Date Posted: February 20 2004

House reinstates jobless $ – sort of
First the good news: the Republican-run U.S. House of Representatives approved a six-month reinstatement of federal jobless benefits on Feb. 4.

And now the bad news: the Washington Post called the vote “largely symbolic” because the Senate and President Bush still have to approve the measure, but have shown no sign that they’re willing to do so.

In addition, the House GOP leadership, which opposed the extension, called its passage a “hypocritical” political ploy because the House lawmakers didn’t provide any money to fund the added benefits. The vote was along party lines, with 39 Republicans breaking ranks to help approve the measure, 227 to 179.

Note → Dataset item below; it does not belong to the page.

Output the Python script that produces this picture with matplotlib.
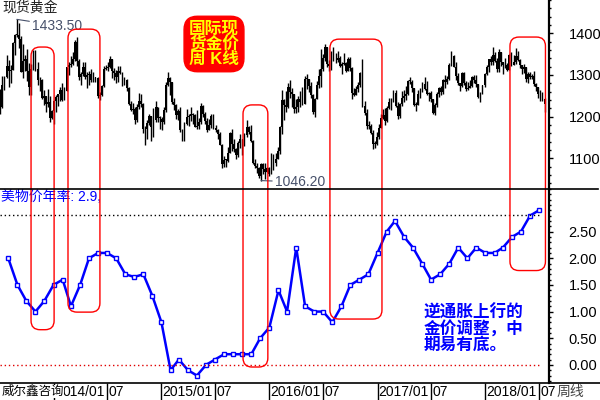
import numpy as np
import pandas as pd
import matplotlib
matplotlib.use("Agg")
import matplotlib.pyplot as plt
import matplotlib.dates as mdates
from matplotlib.patches import FancyBboxPatch
from matplotlib.ticker import MultipleLocator, FormatStrFormatter
from matplotlib.transforms import IdentityTransform
from matplotlib.lines import Line2D

plt.rcParams['font.family'] = ['Liberation Sans', 'Noto Sans CJK SC', 'DejaVu Sans']

# ── Weekly spot gold (weeks ending Friday, 2013-07-05 .. 2018-07-20) ──────────
gold_first_open = 1234
gold_close = [
    1223, 1277, 1295, 1322, 1310, 1313, 1376, 1396, 1395, 1387, 1308, 1333, 1338,
    1310, 1272, 1315, 1352, 1315, 1287, 1288, 1244, 1250, 1230, 1235, 1197, 1213,
    # 2014
    1237, 1247, 1254, 1264, 1240, 1262, 1318, 1323, 1326, 1339, 1379, 1334, 1294,
    1303, 1318, 1294, 1301, 1302, 1289, 1293, 1292, 1250, 1252, 1274, 1315, 1316,
    1320, 1338, 1310, 1304, 1294, 1310, 1305, 1280, 1287, 1268, 1229, 1216, 1218,
    1192, 1222, 1238, 1231, 1171, 1169, 1185, 1201, 1175, 1191, 1222, 1196, 1195,
    # 2015
    1186, 1216, 1277, 1293, 1283, 1234, 1227, 1204, 1213, 1167, 1152, 1183, 1199,
    1201, 1207, 1203, 1175, 1178, 1188, 1225, 1205, 1190, 1168, 1180, 1201, 1173,
    1168, 1157, 1132, 1085, 1095, 1094, 1113, 1160, 1134, 1121, 1108, 1137, 1145,
    1137, 1156, 1176, 1163, 1142, 1088, 1081, 1076, 1057, 1085, 1075, 1066, 1076,
    # 2016
    1061, 1098, 1089, 1097, 1117, 1174, 1239, 1227, 1222, 1271, 1259, 1255, 1217,
    1222, 1243, 1235, 1231, 1291, 1290, 1273, 1252, 1212, 1243, 1275, 1298, 1315,
    1340, 1366, 1327, 1322, 1350, 1335, 1335, 1341, 1321, 1327, 1328, 1310, 1338, 1316,
    1257, 1252, 1266, 1276, 1304, 1225, 1208, 1178, 1177, 1160, 1134, 1133, 1151,
    # 2017
    1173, 1196, 1204, 1190, 1220, 1234, 1238, 1257, 1226, 1201, 1229, 1244, 1249,
    1254, 1285, 1284, 1268, 1227, 1228, 1254, 1266, 1279, 1266, 1254, 1256, 1242,
    1209, 1228, 1254, 1269, 1258, 1289, 1284, 1291, 1325, 1346, 1320, 1297, 1280,
    1274, 1304, 1280, 1266, 1269, 1274, 1294, 1287, 1278, 1248, 1256, 1275, 1303,
    # 2018
    1320, 1338, 1332, 1349, 1333, 1315, 1354, 1330, 1323, 1324, 1313, 1347, 1325,
    1332, 1345, 1336, 1323, 1314, 1320, 1291, 1302, 1294, 1298, 1279, 1270, 1253,
    1256, 1241, 1231,
]
gold_high = [
    1267, 1298, 1298, 1348, 1335, 1324, 1378, 1399, 1433.5, 1424, 1393, 1375, 1348,
    1362, 1329, 1327, 1361, 1361, 1330, 1296, 1290, 1265, 1249, 1267, 1249, 1216,
    1240, 1251, 1255, 1270, 1280, 1272, 1320, 1332, 1345, 1355, 1384, 1392, 1338,
    1306, 1331, 1331, 1306, 1310, 1315, 1306, 1296, 1295, 1258, 1277, 1322, 1325,
    1332, 1346, 1322, 1317, 1312, 1322, 1321, 1307, 1296, 1291, 1270, 1238, 1232,
    1223, 1229, 1256, 1255, 1232, 1177, 1192, 1207, 1201, 1221, 1238, 1224, 1202,
    1200, 1224, 1282, 1307, 1296, 1283, 1245, 1231, 1219, 1223, 1171, 1186, 1219,
    1207, 1224, 1209, 1207, 1215, 1196, 1232, 1228, 1211, 1196, 1194, 1205, 1205,
    1179, 1170, 1162, 1133, 1105, 1097, 1126, 1162, 1170, 1147, 1125, 1142, 1157,
    1140, 1160, 1191, 1178, 1180, 1143, 1097, 1088, 1080, 1089, 1088, 1088, 1078,
    1080, 1112, 1110, 1112, 1127, 1177, 1263, 1243, 1261, 1280, 1287, 1268, 1254,
    1243, 1250, 1262, 1270, 1297, 1303, 1290, 1283, 1253, 1244, 1285, 1315, 1362,
    1350, 1375, 1357, 1337, 1357, 1367, 1353, 1358, 1346, 1330, 1352, 1332, 1344, 1343,
    1319, 1268, 1274, 1284, 1308, 1338, 1237, 1218, 1190, 1183, 1167, 1141, 1162,
    1182, 1207, 1219, 1220, 1226, 1245, 1245, 1264, 1263, 1234, 1233, 1261, 1264,
    1273, 1289, 1296, 1289, 1269, 1236, 1263, 1269, 1282, 1296, 1285, 1258, 1261,
    1243, 1233, 1258, 1270, 1274, 1291, 1301, 1298, 1329, 1358, 1349, 1330, 1305,
    1281, 1306, 1306, 1285, 1284, 1289, 1297, 1299, 1299, 1278, 1260, 1276, 1304,
    1323, 1339, 1345, 1366, 1355, 1340, 1362, 1341, 1325, 1341, 1329, 1350, 1356,
    1348, 1365, 1357, 1338, 1323, 1326, 1318, 1307, 1307, 1303, 1310, 1280, 1272,
    1264, 1260, 1245,
]
gold_low = [
    1207, 1221, 1263, 1292, 1270, 1280, 1311, 1347, 1390, 1365, 1306, 1292, 1310,
    1286, 1251, 1252, 1311, 1310, 1277, 1262, 1241, 1227, 1211, 1222, 1186, 1194,
    1182, 1212, 1225, 1237, 1238, 1239, 1261, 1300, 1320, 1323, 1334, 1321, 1288,
    1277, 1297, 1291, 1268, 1277, 1284, 1284, 1284, 1245, 1240, 1250, 1271, 1311,
    1310, 1317, 1292, 1287, 1281, 1283, 1302, 1273, 1276, 1261, 1227, 1214, 1207,
    1183, 1187, 1218, 1224, 1161, 1131, 1147, 1180, 1142, 1150, 1188, 1186, 1171,
    1167, 1183, 1212, 1274, 1252, 1231, 1216, 1195, 1191, 1163, 1142, 1142, 1180,
    1178, 1190, 1183, 1175, 1170, 1170, 1181, 1200, 1181, 1162, 1170, 1172, 1170,
    1162, 1147, 1131, 1077, 1078, 1080, 1091, 1113, 1118, 1116, 1098, 1103, 1124,
    1108, 1129, 1151, 1158, 1138, 1085, 1076, 1065, 1052, 1046.2, 1062, 1050, 1066,
    1057, 1062, 1071, 1081, 1097, 1110, 1157, 1192, 1212, 1220, 1244, 1224, 1208,
    1208, 1212, 1224, 1228, 1233, 1266, 1258, 1244, 1206, 1199, 1242, 1269, 1270,
    1310, 1333, 1320, 1310, 1311, 1333, 1329, 1330, 1318, 1302, 1324, 1306, 1310, 1309,
    1241, 1250, 1257, 1260, 1271, 1222, 1203, 1171, 1170, 1158, 1122, 1124, 1131,
    1146, 1172, 1195, 1180, 1188, 1219, 1216, 1235, 1223, 1195, 1197, 1225, 1235,
    1240, 1251, 1278, 1260, 1225, 1214, 1227, 1245, 1258, 1263, 1251, 1238, 1236,
    1205, 1204, 1224, 1246, 1251, 1255, 1268, 1279, 1289, 1321, 1318, 1287, 1276,
    1261, 1271, 1277, 1262, 1264, 1269, 1271, 1281, 1271, 1245, 1236, 1254, 1270,
    1300, 1307, 1324, 1325, 1331, 1307, 1307, 1322, 1303, 1316, 1309, 1311, 1321,
    1326, 1327, 1333, 1316, 1302, 1304, 1282, 1281, 1291, 1290, 1274, 1261, 1245,
    1237, 1238, 1211,
]

# ── US CPI yoy (Jul 2013 .. Jun 2018), drawn at the start of the next month ───
cpi_values = [
    2.0, 1.5, 1.2, 1.0, 1.2, 1.5,
    1.6, 1.1, 1.5, 2.0, 2.1, 2.1, 2.0, 1.7, 1.65, 1.7, 1.3, 0.8,
    -0.1, 0.1, -0.1, -0.2, 0.0, 0.1, 0.2, 0.2, 0.2, 0.2, 0.5, 0.7,
    1.4, 1.0, 2.2, 1.1, 1.0, 1.0, 0.8, 1.1, 1.5, 1.6, 1.7, 2.1,
    2.5, 2.7, 2.4, 2.2, 1.9, 1.6, 1.7, 1.9, 2.2, 2.0, 2.2, 2.1,
    2.1, 2.2, 2.4, 2.5, 2.8, 2.9,
]
cpi_ref_line = 2.82

# red marker boxes: date span, top (gold price) and bottom (cpi value)
box_start = ['2013-10-17', '2014-02-19', '2015-10-04', '2016-07-24', '2018-03-25']
box_end = ['2014-01-03', '2014-06-07', '2015-12-27', '2017-01-16', '2018-07-23']
box_top_gold = [1367, 1410, 1228, 1386, 1391]
box_bottom_cpi = [0.66, 0.99, -0.04, 0.86, 1.77]

tick_dates = pd.date_range('2014-01-01', '2018-07-01', freq='6MS')
tick_texts = [d.strftime('%Y/%m') if d.month == 1 else '07' for d in tick_dates]
# the first label sits under the "威尔鑫咨询" stamp, only its tail shows
tick_texts[0] = '014/01'
tick_shift_days = [32] + [4] * (len(tick_dates) - 1)

weeks = pd.date_range('2013-07-05', periods=len(gold_close), freq='W-FRI')
cpi_dates = pd.date_range('2013-08-01', periods=len(cpi_values), freq='MS')

close = np.array(gold_close, dtype=float)
opens = np.r_[gold_first_open, close[:-1]]
high = np.maximum(np.array(gold_high, dtype=float), np.maximum(opens, close))
low = np.minimum(np.array(gold_low, dtype=float), np.minimum(opens, close))

fig = plt.figure(figsize=(6, 4), dpi=100)
ax1 = fig.add_axes([0, 211 / 400, 549 / 600, 189 / 400])
ax2 = fig.add_axes([0, 17 / 400, 549 / 600, 194 / 400], sharex=ax1)

# ── candles ──
xd = mdates.date2num(weeks)
ax1.vlines(xd, low, high, color='black', linewidth=1.0)
body = close - opens
body = np.where(np.abs(body) < 2, 2, body)
ax1.bar(xd, body, bottom=opens, width=6, color='black', linewidth=0)

i_max = int(np.argmax(high))
i_min = int(np.argmin(low))
ax1.annotate('1433.50', xy=(xd[i_max], high[i_max]), xytext=(11, -4.5),
             textcoords='offset points', ha='left', va='center', fontsize=10,
             color='#46506a', arrowprops=dict(arrowstyle='-', color='#46506a', lw=0.8,
                                              shrinkA=0, shrinkB=0))
ax1.annotate('1046.20', xy=(xd[i_min], low[i_min]), xytext=(10, -1),
             textcoords='offset points', ha='left', va='center', fontsize=10,
             color='#46506a', arrowprops=dict(arrowstyle='-', color='#46506a', lw=0.8,
                                              shrinkA=0, shrinkB=0))
ax1.text(0.004, 0.995, '现货黄金', transform=ax1.transAxes, ha='left', va='top',
         fontsize=10, color='#222222')
ax1.text(214 / 549, 1 - 44 / 189, '国际现\n货金价\n周 K线', transform=ax1.transAxes,
         ha='center', va='center', fontsize=12, fontweight='bold', color='yellow',
         linespacing=0.95,
         bbox=dict(boxstyle='round,pad=0.3,rounding_size=0.8', fc='#ff0000', ec='#ff0000'))

ax1.set_ylim(1026, 1480)
ax1.yaxis.tick_right()
ax1.yaxis.set_minor_locator(MultipleLocator(20))
ax1.set_yticks([1100, 1200, 1300, 1400])

# ── CPI ──
ax2.plot(cpi_dates, cpi_values, color='#0000ff', linewidth=1.8, marker='s',
         markersize=3.2, mfc='white', mec='#0000ff', mew=1)
x_first = mdates.date2num(pd.Timestamp('2013-07-04'))
x_last = mdates.date2num(cpi_dates[-1])
ax2.hlines(cpi_ref_line, x_first, x_last, color='black', linestyle=(0, (1, 2)), linewidth=1)
ax2.hlines(0, x_first, x_last, color='#e00000', linestyle=(0, (1, 2)), linewidth=1)
ax2.text(0.002, 0.997, '美物价年率: 2.9,', transform=ax2.transAxes, ha='left', va='top',
         fontsize=10, color='#0000ff')
ax2.text(424 / 549, (383 - 304) / 194, '逆通胀上行的\n金价调整，中\n期易有底。',
         transform=ax2.transAxes, ha='left', va='top', fontsize=12, fontweight='bold',
         color='#0000ff', linespacing=1.0)

ax2.set_ylim(-0.34, 3.30)
ax2.yaxis.tick_right()
ax2.set_yticks([0, 0.5, 1.0, 1.5, 2.0, 2.5])
ax2.yaxis.set_minor_locator(MultipleLocator(0.1))
ax2.yaxis.set_major_formatter(FormatStrFormatter('%.2f'))

ax2.set_xlim(pd.Timestamp('2013-07-04'), pd.Timestamp('2018-08-04'))
ax2.set_xticks(tick_dates)
ax2.set_xticklabels([])
ax2.tick_params(axis='x', direction='out', length=12, width=1, color='black')
for d, t, sh in zip(tick_dates, tick_texts, tick_shift_days):
    ax2.text(mdates.date2num(d) + sh, -0.012, t, transform=ax2.get_xaxis_transform(),
             ha='left', va='top', fontsize=10, color='black')
ax2.text(0.003, -0.014, '威尔鑫咨询', transform=ax2.transAxes, ha='left', va='top',
         fontsize=9, color='black', zorder=5,
         bbox=dict(boxstyle='square,pad=0.02', fc='white', ec='none'))
fig.text(557 / 600, 1 - 385 / 400, '周线', ha='left', va='top', fontsize=10,
         color='#444444')

for ax in (ax1, ax2):
    ax.set_facecolor('none')
    ax.spines['left'].set_visible(False)
    ax.spines['top'].set_visible(False)
    ax.spines['right'].set_linewidth(1.6)
    ax.spines['bottom'].set_linewidth(1.2)
    ax.tick_params(axis='y', which='major', direction='out', length=3, width=1,
                   pad=11, labelsize=10.5)
    ax.tick_params(axis='y', which='minor', direction='out', length=1.5, width=1)
ax1.tick_params(axis='x', bottom=False, labelbottom=False)
ax1.spines['bottom'].set_visible(False)

# separator between panels, running under the value area too
fig.add_artist(Line2D([0, 598 / 600], [211 / 400, 211 / 400], color='black',
                      linewidth=1.2, transform=fig.transFigure))
fig.add_artist(Line2D([549 / 600, 600 / 600], [17 / 400, 17 / 400], color='black',
                      linewidth=1.2, transform=fig.transFigure))

# ── red rounded boxes spanning both panels ──
fig.canvas.draw()
for s, e, top, bot in zip(box_start, box_end, box_top_gold, box_bottom_cpi):
    x0, y1 = ax1.transData.transform((mdates.date2num(pd.Timestamp(s)), top))
    x1, y0 = ax2.transData.transform((mdates.date2num(pd.Timestamp(e)), bot))
    fig.add_artist(FancyBboxPatch((x0, y0), x1 - x0, y1 - y0,
                                  boxstyle='round,pad=0,rounding_size=9',
                                  fc='none', ec='#ff0000', lw=1,
                                  transform=IdentityTransform()))

fig.savefig('out.png', dpi=100)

“The Republican leadership has been playing with political dynamite in resisting this simple measure to aid families who are hardest hit by long-term unemployment,” federation President John J. Sweeney said after labor lobbied for restoring the federal benefits, which expired Dec. 31. Since then 375,000 people have exhausted their state jobless benefits, the only ones available.

Sweeney demanded that GOP President George W. Bush stop opposing jobless benefits and “prove his compassion for working families extends to those who want to work but cannot find jobs.

“Rep. George Miller (D-Calif.) wrote the language providing $6.7 billion in unemployment benefits. “Last week the shocking neglect of the administration became all too apparent,” Miller said. “They (the unemployed) can’t find work and this administration won’t help them.”

Pay increases trend downward
Settlements in newly negotiated construction labor agreements in 2003 averaged $1.42 or 4.3 percent for the first year, according to the Construction Labor Research Council. The average increase was right in the middle of average first-year increases since 2000, which have ranged from 4.1 percent to 4.5 percent.

The average second- and third-year increases were both at 3.8 percent. An average of 63 cents of those increases were allocated to health and welfare costs.

The news was a little worse in Michigan, where the CLRC reported that average first-year increases were 4.0 percent in the first year and 3.6 percent in the second year. Michigan in recent years has been at the top of the rankings among states when comparing pay increases.

“As in most years,” the CLRC said, “agreements of three years or more were most common. The difference (in 2003) was a reduced tendency to negotiate agreements of more than three years. The pattern of even longer agreements, which had been growing in recent years, has, therefore, subsided.”